So, when you say "the voltage dropped to 8 volts," do you mean that before the short to the cover, you could put a VOM across the terminals of the battery and it read 12+ volts, but now, even with everything disconnected from the battery, it only reads 8? If so, search no further--your battery is wrecked, go buy a new one.
As far as fuses go, you may have to remove a little panel on the end of the Univolt to expose the DC system fuses. That being said, I don't expect that any fuses got popped when you shorted the battery. You created a very short circuit between the two terminals, if anything, the other (legitimate) circuits in your trailer should have been seeing less potential than normal (unless they were popped in the first place).

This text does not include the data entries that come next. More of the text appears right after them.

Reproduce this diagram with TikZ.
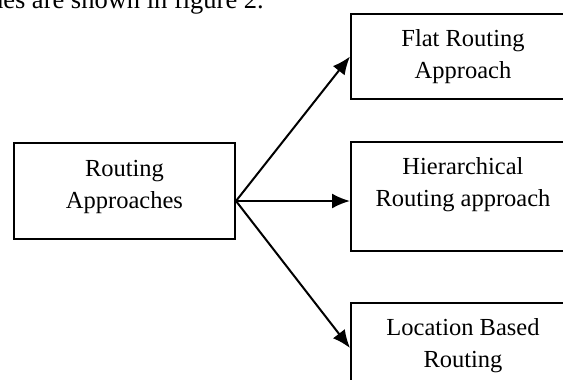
\documentclass[tikz,border=0pt]{standalone}
\usepackage{fontspec}
\setmainfont{Liberation Serif}
\usetikzlibrary{arrows.meta}
\tikzset{
	rbox/.style={draw, line width=2pt, inner sep=0pt, anchor=north west, minimum width=224pt},
	rtext/.style={anchor=north, yshift=-16pt, align=center, inner sep=0pt, font=\fontsize{24.5}{32}\selectfont},
	link/.style={line width=2pt, -{Latex[length=18pt,width=15pt]}}
}
\begin{document}
\begin{tikzpicture}[x=1pt,y=-1pt]
	\useasboundingbox (0,0) rectangle (563,380);
	\fill[white] (0,0) rectangle (563,380);
	\clip (0,0) rectangle (563,380);

	\node[anchor=base east, inner sep=0pt, font=\fontsize{26.5}{32}\selectfont] (caption) at (264,8.5) {hes are shown in figure 2.};

	\node[rbox, minimum width=221pt, minimum height=96pt, label={[rtext,yshift=-2pt]north:{Routing\\Approaches}}] (src) at (13,142) {};
	\node[rbox, minimum height=85pt, label={[rtext]north:{Flat Routing\\Approach}}] (flat) at (350,13) {};
	\node[rbox, minimum height=109pt, label={[rtext]north:{Hierarchical\\Routing approach}}] (hier) at (350,141) {};
	\node[rbox, minimum height=90pt, label={[rtext]north:{Location Based\\Routing}}] (loc) at (350,302) {};

	\coordinate (fork) at ([yshift=-10pt]src.east);
	\draw[link] (fork) -- (flat.west);
	\draw[link] (fork) -- (hier.west |- fork);
	\draw[link] (fork) -- (loc.west);
\end{tikzpicture}
\end{document}
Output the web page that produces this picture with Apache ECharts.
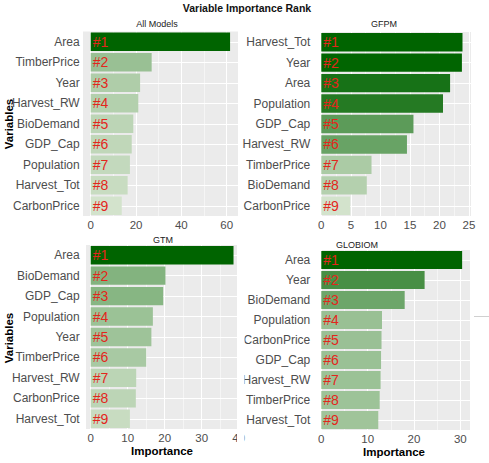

Now, the issue with the tail lights should be unrelated to your battery woes. In the umbilical that controls your signal lights and brakes, there is also a charge line that runs back to the battery. This charge line allows 12V
from the tow vehicle to go back to keep the house battery topped off while towing. So when you plug into 110V AC, your converter (the Univolt) is getting the 110V and converting it to 12V
, and delivering it to the same circuit that that 12V
charge line is on coming from the tow vehicle. Somewhere in you wiring, the charge line is touching the tail light wires. Be aware that the wiring pattern in the vintage trailers like yours does not match the modern standard, ie., the pin at position x in your umbilical does not operate the same thing that it does today. You should start out by taking a good look at the plug/umbilical and figuring out which wires go to what (and especially which one is the charge line, and what else it is touching), and making any needed modifications to make the trailer compatible with your tow vehicle wiring.